YDC Mentorship Program, in conjunction with the Hong Kong Chapter of the Young Entrepreneurs' Organization (YEO), is designed to help each YDC E-Challenge finalist teams prepare their final business plan. Seasoned entrepreneurs from YEO are recruited to act as mentors to advise the teams on the business ideas. Each finalist team will be assigned a YEO mentor. The mission of the mentor is not only going to guide the team to success, but examine the idea in reality, point out its weaknesses and strengths, and make it more workable within the ability of the team. YDC trust that the finalist team can gain much experience from the mentorship program.

The followings are the sharing from the bottom of their heart:

As a mentor, I always leave the vision of the participating team intact. The vision is their dream, their baby. I could add value by leveraging on my practical experience to challenge the commercial viability of their business plan.

Mentors could offer students a wealth of information and experience to fine-tune their business plan and financial model.

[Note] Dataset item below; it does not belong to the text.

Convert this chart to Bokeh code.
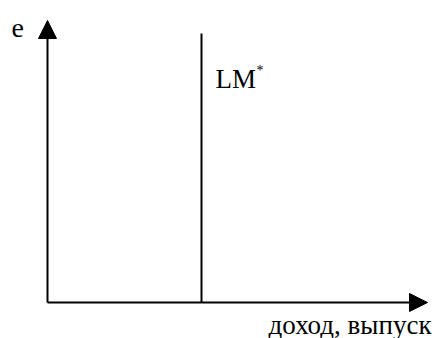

I see my role as mentor to be a purely advisory one. Not so much as teaching or information giving but rather providing a sounding board for students to bounce ideas off of.

I would like to see ideas that have been thought through instead of fleeting streams of consciousness with no chance of becoming a workable reality. Having said that, I do not mind contributing with the practicalities of real life business to an otherwise fundamentally sound proposal. It is important to distinguish between a pipe dream and a nascent, unproven concept that is worthy of pursuing.

Youthful vigor and enthusiasm backed by solid research and defensible positions are the types of winning combinations that I seek from the students in their search for the holy grail of the writing of business plans.

I believe in business or even our society have a real need to express the full spectrum of our feelings about how we see others, but need to do it in a way that doesn't threaten our comfort, or risk conflict. It can even be embarrassing to give positive feedback to someone, especially if they are embarrassed receiving it. Our communication with each other usually falls in the middle. Negative feelings are tempered, vented to a "safe" third party, or veiled in partial truths. At the opposite end of the spectrum I see enthusiasm curtailed because we're afraid someone will come along and burst our bubble. Unfortunately, this is often grounded in solid experience.

Someone has said that playing small doesn't serve anyone. Have you ever experienced being in a safe, supportive group with others who let you grows and be your true self? If you have, you know that many others share these issues of not feeling "good enough" or feeling "less than". In an environment of acceptance and nurturance, when you allow yourself to be "big" and brilliant, you give others permission to do the same.

In Business, if someone tells you you're "full of yourself", think about what that could really mean. When you're so full of the best you can be -- your most brilliant and compassionate, you don't have room to be petty, competitive or small. So don't hold back. Notice what's fascinating about you....praise yourself.